May 7, 2017
• Emmanuel Macron (En Marche! – Independent) : 65,1%
• Marine Le Pen (Front National – Far Right) : 34,9%
Emmanuel Macron Wins
The second round of the French presidential election took place on Sunday 7th May. Totally unknown to the general public three years ago, 39-year-old Emmanuel Macron has been elected as the 8th President of the Fifth Republic, defeating not just Marine Le Pen, but also the traditional parties that have been at the centre of the French political landscape for more than half a century.
Nevertheless, the far-right received its highest score in the history of French presidential elections, in line with the rise of populism in the Western world, exemplified by Brexit in the UK and the victory of Donald Trump in the US. The election of Emmanuel Macron thus comes as a relief for both France and the European Union.
This second round offered two very different visions of France. The first, promoted by Marine Le Pen, was a call for protectionism, the return to the Franc and the reestablishment of borders controls. Macron’s approach, on the other hand, was built on the idea of France opened to the world and benefiting fully from the opportunities provided by the European Union. Even though the normalization of the far-right party’s image was clear and the formation of a “republican front” failed to really materialize, Emmanuel Macron managed to persuade a majority of the French people to reject protectionism and populism.
The electoral campaign was hard-fought and gruelling for both candidates. Political challenges could have put paid to Emmanuel Macron’s chances. The moderate right wing Conservatives should have won the election easily – given that a very unpopular outgoing president decided not to seek a second term in office – but faced difficulties because of the judicial affairs compromising their candidate, former prime minister François Fillon. More troubling is that the far-right (Front National) and far-left (La France Insoumise) both managed to achieve record-high scores. Thus Emmanuel Macron has benefited from an unprecedented level of electoral fragmentation, which, ironically, is now his main challenge. He must now navigate this new political landscape and help his En Marche! movement gain a majority in Parliament after the general elections in June.
It is no exaggeration to say that a new era of French politics opens on 7th May. In recent history, newly-elected presidents have secured majorities in the general elections weeks after their election. Emmanuel Macron could well follow this path and obtain a majority, which would allow him to carry out his programme, although it is less certain than in previous years. The two traditional parties, the Socialists and the Conservatives, are strongly divided and the parliamentary election might very well launch a process of restructuring of the entire French political scene, with En Marche! attracting the progressive elements of both the right and the left.
The main measures of his program are listed below:
Emmanuel Macron was minister of the Economy, industry and digital technology during François Hollande’s mandate (2014-2016).
He began his career as a senior official and then joined the Rotschild & Cie bank.

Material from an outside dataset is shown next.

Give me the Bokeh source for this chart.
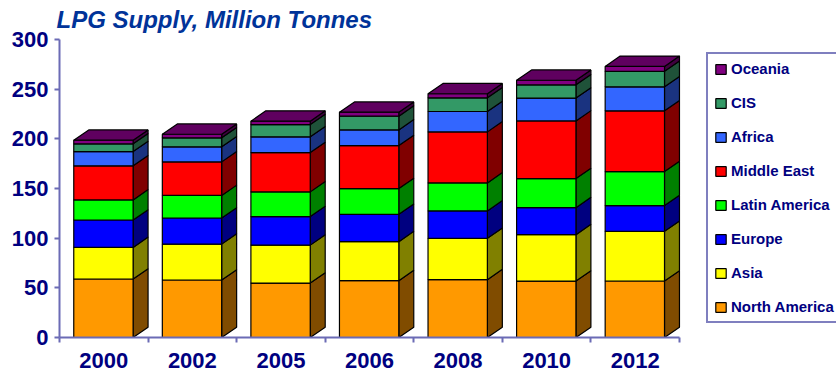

He started in politics as a counsellor to François Hollande and then as Deputy Secretary General of the French Presidency (2012-2014).
• Investment plan of €50 billion to improve job skills, ecological transition and agriculture
• €60 billion public savings over 5 years, notably on the State payroll and allocations to local councils
• Bring down public spending to 50% of GDP in the next five years
• Reduced taxes for those on lower incomes, and increase of the General Social Contribution (CSG) by 1.7%
• Lower social charges for businesses
• Wealth tax redesigned into tax on real estate annuity
• Increase the number of teachers in underprivileged areas
• Increase access to professional training for workers and the unemployed
• Creation of a unique universal insurance system, with greater accessibility to unemployment benefits
• Convergence of pension schemes towards a universal points-based system, without increasing the retirement age
• Ensure a third of energy comes from renewable sources by 2030
• No new licenses for activities related to exploration for and exploitation of hydrocarbons
• Development of clean tech, smart cities and smart grids
• Accountability towards the Parliament reinforced
• Introduction of proportionality in legislative elections
• Reduction in the number of parliamentarians by a third
• Support EU-Canada Comprehensive Economic and Trade Agreement (CETA)
• Creation of an autonomous EU budget and borrowing capacity
• Increased European integration with a Finance Minister and Parliament for the Eurozone, while respecting the 3% European budget deficit limit
• Favour a two-speed EU in terms of both solidarity and integration
• Creation of a defence fund to buy military equipment
• Creation of a EU border guard force of 5,000
• Hard stance on Brexit negotiations, including financial services
• Pro-US foreign policy
• Maintain sanctions against Russia as long as the Minsk accords are not respected.